I write above that The Comeback is a parody, and it is. But it is much more than that. Or, perhaps, extremely good parodies (all extremely good art) transcend their own niche. I say this because what we get from the show is a delicious parody of the TV business — a very meta parody that sucks even HBO into it in the second season — and also a wonderful treatment of character that portrays Valerie Cherish as nuanced, complicated, and very human, at the same time that she is clueless. I mean, Valerie Cherish is Paris-Hilton smart: she knows her business inside out and can navigate those waters in surprisingly savvy ways but beyond that world there is no there there. She is as equally shallow as she is brimming with emotions, experiences, and insights. So on the one hand, you have a parodying world, yet on the other, you get a fully fleshed character rapidly approaching the truly human. Those two things don’t usually coincide in such a wonderful combination–they hardly ever do.

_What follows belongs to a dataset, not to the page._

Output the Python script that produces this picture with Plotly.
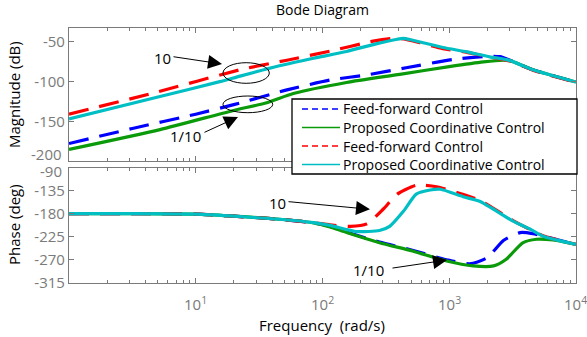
import plotly.graph_objects as go

# ---------------- data (frequency as log10 rad/s) ----------------
mag_ff10_logw = [0, 0.66, 1.375, 1.72, 2.06, 2.40, 2.55, 2.64, 2.77, 2.95, 3.14, 3.32, 3.48, 3.66, 4.0]
mag_ff10 = [-141, -114.5, -84, -73, -61.5, -49, -45.5, -46, -51, -58.5, -63, -69, -74, -85.5, -101]

mag_pc10_logw = [0, 0.718, 1.19, 1.35, 1.66, 1.93, 2.19, 2.43, 2.59, 2.64, 2.77, 2.95, 3.14, 3.32, 3.48, 3.66, 4.0]
mag_pc10 = [-147, -118.7, -100, -93, -80, -70.5, -62, -52, -46.5, -45.5, -50, -57, -62.5, -68.7, -73.5, -85, -100.5]

mag_ff01_logw = [0, 0.5, 1.0, 1.3, 1.72, 2.06, 2.37, 2.66, 3.03, 3.30, 3.40, 3.48, 3.66, 4.0]
mag_ff01 = [-178, -159, -141, -129, -110.4, -98, -91, -82.5, -72, -68, -68.5, -73, -85, -100.5]

mag_pc01_logw = [0, 0.718, 1.29, 1.56, 1.77, 2.19, 2.61, 3.0, 3.27, 3.43, 3.48, 3.66, 4.0]
mag_pc01 = [-185.4, -160.4, -136.6, -126.6, -115, -101, -90.8, -81, -75, -73, -73.5, -85, -100.5]

ph_ff10_logw = [0, 0.5, 1.0, 1.27, 1.66, 1.93, 2.06, 2.22, 2.35, 2.48, 2.59, 2.74, 2.90, 3.06, 3.24, 3.50, 3.74, 4.0]
ph_ff10 = [-180, -180, -181, -184.5, -191, -197.6, -202, -205, -200, -171, -142, -124.5, -127.5, -139, -154, -193, -223, -240]

ph_pc10_logw = [0, 0.5, 1.0, 1.27, 1.66, 1.93, 2.06, 2.27, 2.45, 2.53, 2.64, 2.74, 2.85, 2.93, 3.11, 3.24, 3.50, 3.64, 3.74, 4.0]
ph_pc10 = [-180, -180, -181, -184.5, -191, -197.6, -203, -215, -213, -205, -175, -142, -134, -132.5, -147, -156, -194, -210.5, -224, -240]

ph_ff01_logw = [0, 0.5, 1.0, 1.27, 1.66, 1.93, 2.06, 2.19, 2.45, 2.71, 2.98, 3.16, 3.30, 3.43, 3.56, 3.66, 3.74, 4.0]
ph_ff01 = [-180, -180, -181, -184.5, -191, -198, -205, -216, -235.5, -251.5, -270, -278, -266, -232, -217, -219, -224, -240]

ph_pc01_logw = [0, 0.5, 1.0, 1.27, 1.66, 1.93, 2.06, 2.19, 2.45, 2.71, 2.98, 3.19, 3.35, 3.45, 3.58, 3.69, 3.82, 4.0]
ph_pc01 = [-180, -180, -181, -184.5, -191, -198, -206, -217, -236.7, -253, -272.6, -282, -282, -269, -237, -230, -231.5, -240]

x_tickvals = [10, 100, 1000, 10000]
x_ticktext = ["10<sup>1</sup>", "10<sup>2</sup>", "10<sup>3</sup>", "10<sup>4</sup>"]
mag_ticks = [-200, -150, -100, -50]
ph_ticks = [-315, -270, -225, -180, -135, -90]

legend_names = ["Feed-forward Control", "Proposed Coordinative Control",
                "Feed-forward Control", "Proposed Coordinative Control"]

# ---------------- styles ----------------
W, H = 587, 337
BLUE, GREEN, RED, CYAN = "#0000FF", "#0A9A0A", "#FF0000", "#00BFC4"
AX = "#7a7a7a"
FONT = "Open Sans"
DASH = "20px,11px"

def w(logs):
    return [10 ** v for v in logs]

def px(x):
    return x / W

def py(y):
    return 1 - y / H

fig = go.Figure()

series = [
    (mag_ff01_logw, mag_ff01, ph_ff01_logw, ph_ff01, BLUE, DASH),
    (mag_pc01_logw, mag_pc01, ph_pc01_logw, ph_pc01, GREEN, "solid"),
    (mag_ff10_logw, mag_ff10, ph_ff10_logw, ph_ff10, RED, DASH),
    (mag_pc10_logw, mag_pc10, ph_pc10_logw, ph_pc10, CYAN, "solid"),
]
for mx, my, phx, phy, col, dash in series:
    fig.add_trace(go.Scatter(x=w(mx), y=my, mode="lines",
                             line=dict(color=col, width=3.2, dash=dash, shape="spline", smoothing=0.6),
                             xaxis="x", yaxis="y", showlegend=False, hoverinfo="skip"))
    fig.add_trace(go.Scatter(x=w(phx), y=phy, mode="lines",
                             line=dict(color=col, width=3.2, dash=dash, shape="spline", smoothing=0.6),
                             xaxis="x2", yaxis="y2", showlegend=False, hoverinfo="skip"))

minor_vals = [m * 10 ** d for d in range(0, 4) for m in range(2, 10)]

common_x = dict(type="log", range=[0, 4.0005], showgrid=False, zeroline=False, automargin=False,
                showline=True, linecolor=AX, linewidth=1.2, mirror="ticks",
                ticks="inside", ticklen=5, tickcolor=AX,
                tickvals=x_tickvals, showticklabels=False,
                minor=dict(tickvals=minor_vals, ticks="inside", ticklen=3, tickcolor=AX, showgrid=False))

common_y = dict(showgrid=False, zeroline=False, showline=True, linecolor=AX, linewidth=1.2,
                mirror="ticks", ticks="inside", ticklen=5, tickcolor=AX, automargin=False,
                tickfont=dict(family=FONT, size=15, color=AX))

# end labels (-200 / -90) are placed as annotations like the reference (nudged apart)
mag_ticktext = ["" if v == -200 else str(v) for v in mag_ticks]
ph_ticktext = ["" if v == -90 else str(v) for v in ph_ticks]

fig.update_layout(
    width=W, height=H, margin=dict(l=0, r=0, t=0, b=0, autoexpand=False),
    paper_bgcolor="white", plot_bgcolor="white",
    font=dict(family=FONT, size=14, color="black"),
    xaxis=dict(common_x, domain=[px(69), px(576)], anchor="y"),
    yaxis=dict(common_y, domain=[py(161), py(27.7)], anchor="x", range=[-200, -32],
               tickvals=mag_ticks, ticktext=mag_ticktext),
    xaxis2=dict(common_x, domain=[px(69), px(576)], anchor="y2"),
    yaxis2=dict(common_y, domain=[py(283.3), py(167.5)], anchor="x2", range=[-316, -90],
                tickvals=ph_ticks, ticktext=ph_ticktext),
    showlegend=False,
)

# x tick labels as annotations on the frequency axis (log axis -> log10 positions)
for v, t in zip(x_tickvals, x_ticktext):
    fig.add_annotation(text=t, xref="x2", yref="paper", x=len(str(v)) - 1, y=py(303),
                       xanchor="center", yanchor="middle", showarrow=False,
                       font=dict(family=FONT, size=15, color=AX))

anns = [
    dict(text="Bode Diagram", x=px(322), y=py(9), font=dict(size=14, color="black")),
    dict(text="Magnitude (dB)", x=px(14), y=py(95), textangle=-90, font=dict(size=15, color="black")),
    dict(text="Phase (deg)", x=px(14), y=py(225), textangle=-90, font=dict(size=15, color="black")),
    dict(text="Frequency  (rad/s)", x=px(322), y=py(325), font=dict(size=15, color="black")),
    dict(text="10", x=px(162), y=py(58), font=dict(size=15, color="black")),
    dict(text="1/10", x=px(185), y=py(136), font=dict(size=15, color="black")),
    dict(text="10", x=px(277), y=py(203), font=dict(size=15, color="black")),
    dict(text="1/10", x=px(368), y=py(270), font=dict(size=15, color="black")),
]
for a in anns:
    a.update(xref="paper", yref="paper", showarrow=False, xanchor="center", yanchor="middle")
    fig.add_annotation(**a)

for txt, yy in [(str(mag_ticks[0]), 154), (str(ph_ticks[-1]), 171)]:
    fig.add_annotation(text=txt, xref="paper", yref="paper", x=px(64), y=py(yy),
                       xanchor="right", yanchor="middle", showarrow=False,
                       font=dict(family=FONT, size=15, color=AX))

arrows = [
    ((172, 56.5), (222, 64)),
    ((203, 133), (238, 117)),
    ((287, 201.5), (370, 209.3)),
    ((391, 268.3), (447, 260)),
]
for (tx, ty), (hx, hy) in arrows:
    fig.add_annotation(xref="paper", yref="paper", x=px(hx), y=py(hy), ax=tx - hx, ay=ty - hy,
                       text="", showarrow=True, arrowhead=2, arrowsize=2.8, arrowwidth=1,
                       arrowcolor="black", standoff=0)

ellipses = [(223, 62.7, 269.3, 83.3), (223, 96, 272.7, 112.7)]
for x0, y0, x1, y1 in ellipses:
    fig.add_shape(type="circle", xref="paper", yref="paper", x0=px(x0), x1=px(x1), y0=py(y1), y1=py(y0),
                  line=dict(color="black", width=1))

# ---------------- manual legend (box, samples, labels) ----------------
fig.add_shape(type="rect", xref="paper", yref="paper", x0=px(292), x1=px(577), y0=py(174), y1=py(99),
              fillcolor="white", line=dict(color="black", width=1.3), layer="above")
legend_rows = [109, 127.5, 146, 164.5]
legend_styles = [(BLUE, "6px,4px"), (GREEN, "solid"), (RED, "6px,4px"), (CYAN, "solid")]
for yy, (col, dash), name in zip(legend_rows, legend_styles, legend_names):
    fig.add_shape(type="line", xref="paper", yref="paper", x0=px(302), x1=px(340), y0=py(yy), y1=py(yy),
                  line=dict(color=col, width=1.5, dash=dash), layer="above")
    fig.add_annotation(text=name, xref="paper", yref="paper", x=px(341), y=py(yy),
                       xanchor="left", yanchor="middle", showarrow=False, height=17,
                       font=dict(family=FONT, size=14, color="black"))

fig.write_html("out.html")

Of course, all of this happens because of the great writing, and Lisa Kudrow’s INCREDIBLE performances. With very few words and expressions, Kudrow communicates to the viewers the emotional journeys and foibles that Valerie is going through. The depth and joy of her performance is, well, it’s fucking deep! I particularly like the fact that the Cherish character often stumbles into being a better actress than she realizes and is often surprised by the fact that she does have talent, and that oftentimes what derails her career is that she, or the industry, gets in the way of it. I would think that this is a lesson that all actors should take to heart. But this dynamic is paralleled by Kudrow’s performance: Kudrow puts on display the fact that she’s got this, that people like me who underestimated her were always wrong because she has range and brilliance. She easily portrays the complexity of the Cherish character, but then has to “act” Cherish’s interesting and pretty unconscious acting (I mean unconscious in the sense that it seems like Valerie is approaching acting like a technician: hitting her mark, learning and delivering her lines, evoking the right emotion for the scene; she is not overthinking the acting, not finding the “soul.” All of which seems like a recipe for good acting–a point of view that I can’t claim, I got it from Alec Baldwin in one of his podcasts).
I can’t believe I’m going to do this–and, really, who the fuck am I?–but I am going to give Lisa Kudrow the highest compliment I can give anyone: I’m going to give her credit for performing what to me seems like our age’s Don Quijote (that was the compliment….I’m a literature nerd, and I’m sticking to it!). So, dear Lisa Kudrow: your work on The Comeback is amazing. You really do deserve ALL OF THE EMMYS AND THE OSCARS AND THE GOLDEN GLOBES AND THE EVERYTHINGS. So that means that I’ve gone straight for Lisa Kudrow? Um, well, that’s a bit hyperbolic…but close.